→ EXERCISE DETAILS: Find every line in the records below that holds the word "code", and copy each one.

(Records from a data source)
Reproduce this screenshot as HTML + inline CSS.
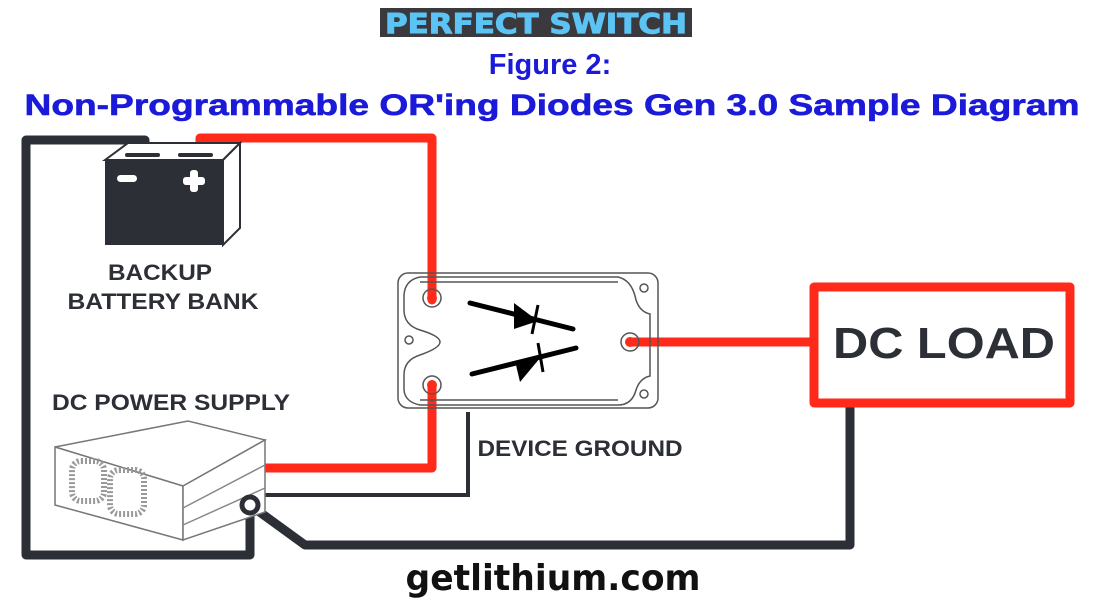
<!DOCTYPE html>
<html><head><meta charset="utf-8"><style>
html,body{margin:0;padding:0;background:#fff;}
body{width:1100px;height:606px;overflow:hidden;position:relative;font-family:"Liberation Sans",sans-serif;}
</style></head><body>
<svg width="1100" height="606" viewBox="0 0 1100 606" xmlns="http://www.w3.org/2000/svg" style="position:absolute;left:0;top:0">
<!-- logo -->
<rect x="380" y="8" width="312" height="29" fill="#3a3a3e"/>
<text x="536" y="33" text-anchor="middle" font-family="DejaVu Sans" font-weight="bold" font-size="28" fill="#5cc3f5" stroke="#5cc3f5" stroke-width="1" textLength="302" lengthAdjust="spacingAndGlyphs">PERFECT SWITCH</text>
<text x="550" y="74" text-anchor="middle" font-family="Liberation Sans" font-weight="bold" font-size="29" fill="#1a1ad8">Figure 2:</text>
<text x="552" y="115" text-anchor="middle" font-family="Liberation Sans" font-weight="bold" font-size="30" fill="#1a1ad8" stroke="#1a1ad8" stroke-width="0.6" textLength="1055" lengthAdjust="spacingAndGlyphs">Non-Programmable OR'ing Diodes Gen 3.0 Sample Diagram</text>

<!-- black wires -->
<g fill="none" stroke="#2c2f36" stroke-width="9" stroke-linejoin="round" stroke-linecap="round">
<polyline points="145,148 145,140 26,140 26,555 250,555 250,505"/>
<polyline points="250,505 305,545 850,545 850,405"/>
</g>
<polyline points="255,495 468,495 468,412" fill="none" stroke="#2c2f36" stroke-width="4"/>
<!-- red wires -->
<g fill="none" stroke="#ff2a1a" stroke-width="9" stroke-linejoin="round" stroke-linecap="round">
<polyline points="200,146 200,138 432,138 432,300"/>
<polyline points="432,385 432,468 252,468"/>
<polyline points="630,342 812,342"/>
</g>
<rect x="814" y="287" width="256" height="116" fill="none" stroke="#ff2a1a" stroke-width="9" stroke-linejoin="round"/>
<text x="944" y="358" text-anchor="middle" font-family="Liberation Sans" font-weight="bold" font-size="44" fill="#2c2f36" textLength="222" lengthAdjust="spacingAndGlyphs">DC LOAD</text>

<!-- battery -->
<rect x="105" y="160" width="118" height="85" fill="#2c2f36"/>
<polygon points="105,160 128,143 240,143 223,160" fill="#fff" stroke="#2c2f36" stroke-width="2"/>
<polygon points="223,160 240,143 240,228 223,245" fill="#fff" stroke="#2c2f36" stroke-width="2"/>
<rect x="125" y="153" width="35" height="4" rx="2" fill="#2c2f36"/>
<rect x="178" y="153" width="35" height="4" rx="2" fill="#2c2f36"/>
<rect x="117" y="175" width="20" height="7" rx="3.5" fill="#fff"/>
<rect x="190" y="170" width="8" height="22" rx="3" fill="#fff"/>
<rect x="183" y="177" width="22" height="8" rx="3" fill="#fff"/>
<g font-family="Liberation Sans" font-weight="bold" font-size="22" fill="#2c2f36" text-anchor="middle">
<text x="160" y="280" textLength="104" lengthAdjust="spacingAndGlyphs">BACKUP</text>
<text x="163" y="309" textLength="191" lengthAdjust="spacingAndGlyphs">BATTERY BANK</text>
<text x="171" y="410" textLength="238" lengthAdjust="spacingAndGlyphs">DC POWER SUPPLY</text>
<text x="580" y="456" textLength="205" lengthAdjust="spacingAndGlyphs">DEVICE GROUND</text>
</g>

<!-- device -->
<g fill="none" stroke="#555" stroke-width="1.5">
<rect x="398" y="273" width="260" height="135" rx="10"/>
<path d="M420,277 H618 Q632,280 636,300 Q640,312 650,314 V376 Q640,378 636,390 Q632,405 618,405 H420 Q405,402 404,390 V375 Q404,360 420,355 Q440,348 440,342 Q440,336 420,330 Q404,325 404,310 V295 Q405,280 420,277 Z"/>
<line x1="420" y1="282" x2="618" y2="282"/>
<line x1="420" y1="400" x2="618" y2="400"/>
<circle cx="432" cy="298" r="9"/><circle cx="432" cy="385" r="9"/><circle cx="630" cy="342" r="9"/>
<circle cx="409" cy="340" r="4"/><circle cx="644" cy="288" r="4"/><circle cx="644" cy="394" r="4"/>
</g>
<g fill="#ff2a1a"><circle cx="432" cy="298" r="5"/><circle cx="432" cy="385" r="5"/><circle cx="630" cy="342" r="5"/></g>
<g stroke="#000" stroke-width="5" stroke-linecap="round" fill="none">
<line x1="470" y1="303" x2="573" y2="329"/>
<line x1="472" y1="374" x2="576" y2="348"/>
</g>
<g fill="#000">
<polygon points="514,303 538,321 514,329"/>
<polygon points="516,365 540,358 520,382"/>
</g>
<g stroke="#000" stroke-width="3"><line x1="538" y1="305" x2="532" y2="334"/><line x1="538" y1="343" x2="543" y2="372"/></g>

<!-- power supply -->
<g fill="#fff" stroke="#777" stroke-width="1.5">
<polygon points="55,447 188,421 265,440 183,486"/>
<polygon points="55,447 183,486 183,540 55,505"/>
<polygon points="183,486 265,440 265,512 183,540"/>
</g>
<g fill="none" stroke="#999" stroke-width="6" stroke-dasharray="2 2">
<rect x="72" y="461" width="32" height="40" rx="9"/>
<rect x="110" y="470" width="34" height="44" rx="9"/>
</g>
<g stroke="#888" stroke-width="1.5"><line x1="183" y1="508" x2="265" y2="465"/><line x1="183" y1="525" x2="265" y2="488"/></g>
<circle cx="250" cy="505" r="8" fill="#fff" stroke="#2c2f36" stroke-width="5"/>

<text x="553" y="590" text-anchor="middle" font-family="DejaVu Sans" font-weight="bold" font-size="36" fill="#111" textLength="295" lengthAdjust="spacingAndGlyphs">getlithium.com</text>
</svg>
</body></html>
==
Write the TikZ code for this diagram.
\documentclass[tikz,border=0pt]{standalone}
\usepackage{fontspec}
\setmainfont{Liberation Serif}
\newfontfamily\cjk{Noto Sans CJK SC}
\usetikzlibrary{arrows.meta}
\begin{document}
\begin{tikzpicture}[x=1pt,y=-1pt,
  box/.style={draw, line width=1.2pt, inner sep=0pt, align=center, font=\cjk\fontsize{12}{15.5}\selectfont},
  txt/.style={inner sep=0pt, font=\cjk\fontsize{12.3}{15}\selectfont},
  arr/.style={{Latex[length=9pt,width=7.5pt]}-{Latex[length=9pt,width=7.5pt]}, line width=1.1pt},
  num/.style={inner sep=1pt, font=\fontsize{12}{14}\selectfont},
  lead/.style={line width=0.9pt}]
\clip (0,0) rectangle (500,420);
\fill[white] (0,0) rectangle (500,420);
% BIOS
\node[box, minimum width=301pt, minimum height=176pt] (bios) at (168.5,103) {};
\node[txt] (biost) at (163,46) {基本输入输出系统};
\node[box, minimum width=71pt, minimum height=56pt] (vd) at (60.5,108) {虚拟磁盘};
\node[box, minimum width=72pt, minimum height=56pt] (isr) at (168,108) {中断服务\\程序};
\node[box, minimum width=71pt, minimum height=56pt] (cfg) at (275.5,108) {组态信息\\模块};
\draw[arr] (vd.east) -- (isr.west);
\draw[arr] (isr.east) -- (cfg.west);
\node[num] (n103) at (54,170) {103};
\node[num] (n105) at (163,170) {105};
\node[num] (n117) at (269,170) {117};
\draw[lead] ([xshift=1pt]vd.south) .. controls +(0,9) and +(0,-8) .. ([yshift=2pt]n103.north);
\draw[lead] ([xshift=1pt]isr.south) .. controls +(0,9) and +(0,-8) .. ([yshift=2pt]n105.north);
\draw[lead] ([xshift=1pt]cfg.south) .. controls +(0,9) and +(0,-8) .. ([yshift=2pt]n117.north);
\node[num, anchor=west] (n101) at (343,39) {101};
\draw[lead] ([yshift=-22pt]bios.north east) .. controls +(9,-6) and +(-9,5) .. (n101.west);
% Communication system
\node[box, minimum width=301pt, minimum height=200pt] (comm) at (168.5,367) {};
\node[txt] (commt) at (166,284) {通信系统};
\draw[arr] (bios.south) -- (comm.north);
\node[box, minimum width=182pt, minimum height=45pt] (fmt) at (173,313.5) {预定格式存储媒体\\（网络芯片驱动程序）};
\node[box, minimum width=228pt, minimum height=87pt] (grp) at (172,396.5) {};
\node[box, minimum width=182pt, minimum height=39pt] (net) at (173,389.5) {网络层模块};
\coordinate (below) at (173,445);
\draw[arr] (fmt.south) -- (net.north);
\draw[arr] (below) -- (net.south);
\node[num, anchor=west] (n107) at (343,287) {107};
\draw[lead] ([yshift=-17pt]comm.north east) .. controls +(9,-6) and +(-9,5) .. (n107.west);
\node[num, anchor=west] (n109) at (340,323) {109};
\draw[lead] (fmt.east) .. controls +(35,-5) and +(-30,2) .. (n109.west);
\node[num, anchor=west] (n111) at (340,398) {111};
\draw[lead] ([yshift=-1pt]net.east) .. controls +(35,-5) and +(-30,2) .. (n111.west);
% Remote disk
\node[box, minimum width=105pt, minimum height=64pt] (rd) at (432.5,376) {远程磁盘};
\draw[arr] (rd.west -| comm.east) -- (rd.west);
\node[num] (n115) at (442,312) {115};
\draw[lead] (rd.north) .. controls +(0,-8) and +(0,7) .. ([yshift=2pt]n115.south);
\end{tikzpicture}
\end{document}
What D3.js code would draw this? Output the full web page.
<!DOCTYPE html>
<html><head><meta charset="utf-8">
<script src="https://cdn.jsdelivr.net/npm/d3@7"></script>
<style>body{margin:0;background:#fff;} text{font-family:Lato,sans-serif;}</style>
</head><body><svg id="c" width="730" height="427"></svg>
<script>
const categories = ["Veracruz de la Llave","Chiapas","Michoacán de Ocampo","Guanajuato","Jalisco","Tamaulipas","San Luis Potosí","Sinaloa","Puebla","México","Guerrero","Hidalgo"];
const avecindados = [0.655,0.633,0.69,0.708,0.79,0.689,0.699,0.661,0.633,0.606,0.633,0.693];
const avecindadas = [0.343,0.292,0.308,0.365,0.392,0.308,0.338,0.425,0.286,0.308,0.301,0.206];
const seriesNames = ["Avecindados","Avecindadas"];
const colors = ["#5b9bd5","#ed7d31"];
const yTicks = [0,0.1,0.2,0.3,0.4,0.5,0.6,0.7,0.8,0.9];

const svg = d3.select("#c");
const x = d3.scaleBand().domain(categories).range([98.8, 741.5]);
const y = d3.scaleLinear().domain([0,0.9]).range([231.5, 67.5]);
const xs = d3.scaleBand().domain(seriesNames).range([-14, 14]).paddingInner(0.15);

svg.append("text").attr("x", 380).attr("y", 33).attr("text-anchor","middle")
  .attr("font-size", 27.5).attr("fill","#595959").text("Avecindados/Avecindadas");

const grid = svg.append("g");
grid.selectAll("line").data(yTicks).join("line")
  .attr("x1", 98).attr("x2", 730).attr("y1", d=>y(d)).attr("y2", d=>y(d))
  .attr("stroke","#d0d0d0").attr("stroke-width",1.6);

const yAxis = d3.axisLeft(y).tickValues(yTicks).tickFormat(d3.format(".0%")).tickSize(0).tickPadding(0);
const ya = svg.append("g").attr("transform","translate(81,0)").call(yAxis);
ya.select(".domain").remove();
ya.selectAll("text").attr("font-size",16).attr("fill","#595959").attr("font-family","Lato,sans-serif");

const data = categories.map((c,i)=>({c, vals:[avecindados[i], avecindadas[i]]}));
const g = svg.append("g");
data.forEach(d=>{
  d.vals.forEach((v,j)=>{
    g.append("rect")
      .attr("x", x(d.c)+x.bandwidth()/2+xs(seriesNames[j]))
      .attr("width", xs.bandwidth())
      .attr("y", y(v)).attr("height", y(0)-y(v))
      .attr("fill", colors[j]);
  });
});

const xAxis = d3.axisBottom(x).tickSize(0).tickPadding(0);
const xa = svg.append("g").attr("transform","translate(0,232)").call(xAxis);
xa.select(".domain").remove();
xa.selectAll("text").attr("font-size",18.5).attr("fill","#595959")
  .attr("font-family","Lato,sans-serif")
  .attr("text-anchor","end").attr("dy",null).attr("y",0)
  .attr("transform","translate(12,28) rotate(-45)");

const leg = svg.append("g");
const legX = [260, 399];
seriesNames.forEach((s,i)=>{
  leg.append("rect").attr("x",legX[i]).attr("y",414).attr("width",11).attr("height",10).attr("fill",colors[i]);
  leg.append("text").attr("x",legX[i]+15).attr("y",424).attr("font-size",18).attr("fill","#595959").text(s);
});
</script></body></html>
--
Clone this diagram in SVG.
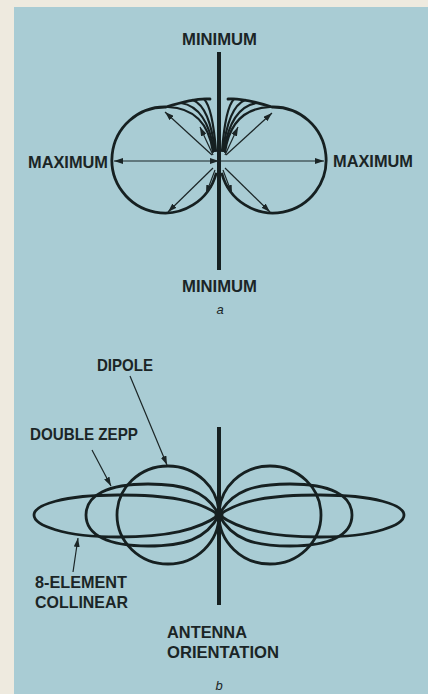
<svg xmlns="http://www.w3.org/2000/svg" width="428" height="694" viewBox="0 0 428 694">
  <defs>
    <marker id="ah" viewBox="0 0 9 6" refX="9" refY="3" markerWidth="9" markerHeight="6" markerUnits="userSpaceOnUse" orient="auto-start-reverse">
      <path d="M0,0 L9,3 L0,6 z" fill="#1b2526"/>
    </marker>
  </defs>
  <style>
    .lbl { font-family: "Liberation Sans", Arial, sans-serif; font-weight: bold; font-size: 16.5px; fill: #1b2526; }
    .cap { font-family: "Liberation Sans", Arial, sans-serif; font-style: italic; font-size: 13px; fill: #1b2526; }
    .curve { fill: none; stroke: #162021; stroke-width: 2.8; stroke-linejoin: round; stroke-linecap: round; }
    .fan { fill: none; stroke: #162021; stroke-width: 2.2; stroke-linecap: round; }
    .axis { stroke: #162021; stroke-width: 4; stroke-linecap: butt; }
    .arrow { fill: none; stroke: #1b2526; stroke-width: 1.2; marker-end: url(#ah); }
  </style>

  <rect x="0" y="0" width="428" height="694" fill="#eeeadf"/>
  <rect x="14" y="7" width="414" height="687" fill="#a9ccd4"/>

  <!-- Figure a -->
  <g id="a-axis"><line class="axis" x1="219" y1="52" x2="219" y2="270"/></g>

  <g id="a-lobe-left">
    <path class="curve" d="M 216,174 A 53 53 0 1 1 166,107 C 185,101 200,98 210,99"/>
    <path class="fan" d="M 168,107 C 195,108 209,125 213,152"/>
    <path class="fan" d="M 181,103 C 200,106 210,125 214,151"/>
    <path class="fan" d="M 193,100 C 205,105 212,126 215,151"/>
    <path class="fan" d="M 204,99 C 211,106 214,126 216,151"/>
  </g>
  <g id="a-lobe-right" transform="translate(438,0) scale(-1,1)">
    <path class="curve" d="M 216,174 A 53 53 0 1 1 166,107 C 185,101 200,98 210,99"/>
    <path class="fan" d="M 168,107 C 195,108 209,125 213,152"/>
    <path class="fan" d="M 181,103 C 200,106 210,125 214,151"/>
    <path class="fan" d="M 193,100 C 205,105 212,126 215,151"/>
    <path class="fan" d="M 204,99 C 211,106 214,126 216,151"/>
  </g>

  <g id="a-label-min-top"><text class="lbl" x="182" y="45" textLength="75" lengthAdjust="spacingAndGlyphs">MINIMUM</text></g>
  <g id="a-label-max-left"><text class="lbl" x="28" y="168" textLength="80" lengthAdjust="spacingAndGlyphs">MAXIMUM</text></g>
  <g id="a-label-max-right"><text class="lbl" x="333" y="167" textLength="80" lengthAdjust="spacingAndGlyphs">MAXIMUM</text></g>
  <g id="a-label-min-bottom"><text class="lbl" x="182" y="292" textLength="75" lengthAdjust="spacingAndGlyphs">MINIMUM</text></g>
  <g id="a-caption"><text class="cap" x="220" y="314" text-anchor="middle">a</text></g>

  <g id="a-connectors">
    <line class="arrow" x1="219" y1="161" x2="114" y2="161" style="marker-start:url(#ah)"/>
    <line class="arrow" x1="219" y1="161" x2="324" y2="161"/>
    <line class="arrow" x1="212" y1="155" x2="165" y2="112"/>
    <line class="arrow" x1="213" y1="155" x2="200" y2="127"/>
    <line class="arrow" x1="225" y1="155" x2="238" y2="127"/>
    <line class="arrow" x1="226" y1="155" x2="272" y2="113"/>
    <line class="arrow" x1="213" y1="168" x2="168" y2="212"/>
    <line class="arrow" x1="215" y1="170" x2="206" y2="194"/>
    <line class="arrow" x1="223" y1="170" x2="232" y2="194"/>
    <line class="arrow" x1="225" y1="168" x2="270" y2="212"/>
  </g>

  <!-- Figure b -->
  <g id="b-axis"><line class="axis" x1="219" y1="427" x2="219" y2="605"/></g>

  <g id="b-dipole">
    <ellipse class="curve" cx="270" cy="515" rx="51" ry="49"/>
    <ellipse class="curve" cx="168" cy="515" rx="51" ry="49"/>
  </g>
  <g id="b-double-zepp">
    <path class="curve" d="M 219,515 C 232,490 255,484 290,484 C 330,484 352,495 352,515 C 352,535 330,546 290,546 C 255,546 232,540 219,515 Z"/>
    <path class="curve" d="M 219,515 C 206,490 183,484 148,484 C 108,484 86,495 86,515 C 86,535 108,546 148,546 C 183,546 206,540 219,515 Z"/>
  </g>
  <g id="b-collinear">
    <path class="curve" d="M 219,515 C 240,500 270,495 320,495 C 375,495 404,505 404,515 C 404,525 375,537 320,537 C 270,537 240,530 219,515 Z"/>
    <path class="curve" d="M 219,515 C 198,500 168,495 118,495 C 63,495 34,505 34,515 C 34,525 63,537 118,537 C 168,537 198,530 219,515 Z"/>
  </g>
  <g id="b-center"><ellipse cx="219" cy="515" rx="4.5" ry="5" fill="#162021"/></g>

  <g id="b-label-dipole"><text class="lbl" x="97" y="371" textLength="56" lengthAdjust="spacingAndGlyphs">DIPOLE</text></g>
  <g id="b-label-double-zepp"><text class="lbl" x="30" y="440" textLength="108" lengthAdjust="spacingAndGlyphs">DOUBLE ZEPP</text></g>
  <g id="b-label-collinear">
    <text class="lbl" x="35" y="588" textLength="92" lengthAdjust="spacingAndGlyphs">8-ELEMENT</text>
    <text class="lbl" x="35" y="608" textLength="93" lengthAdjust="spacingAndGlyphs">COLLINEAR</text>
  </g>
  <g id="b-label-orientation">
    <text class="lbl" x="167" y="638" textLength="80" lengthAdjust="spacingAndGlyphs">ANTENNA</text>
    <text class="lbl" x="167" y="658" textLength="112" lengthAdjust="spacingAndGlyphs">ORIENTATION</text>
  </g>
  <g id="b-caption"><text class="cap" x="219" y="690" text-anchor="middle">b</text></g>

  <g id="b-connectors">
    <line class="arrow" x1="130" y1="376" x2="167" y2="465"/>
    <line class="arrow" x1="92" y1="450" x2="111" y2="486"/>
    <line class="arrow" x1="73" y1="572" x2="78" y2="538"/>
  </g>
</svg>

→ ANSWER TO THIS TASK:
Write the TikZ code for this diagram.
What D3.js code would draw this? Output the full web page.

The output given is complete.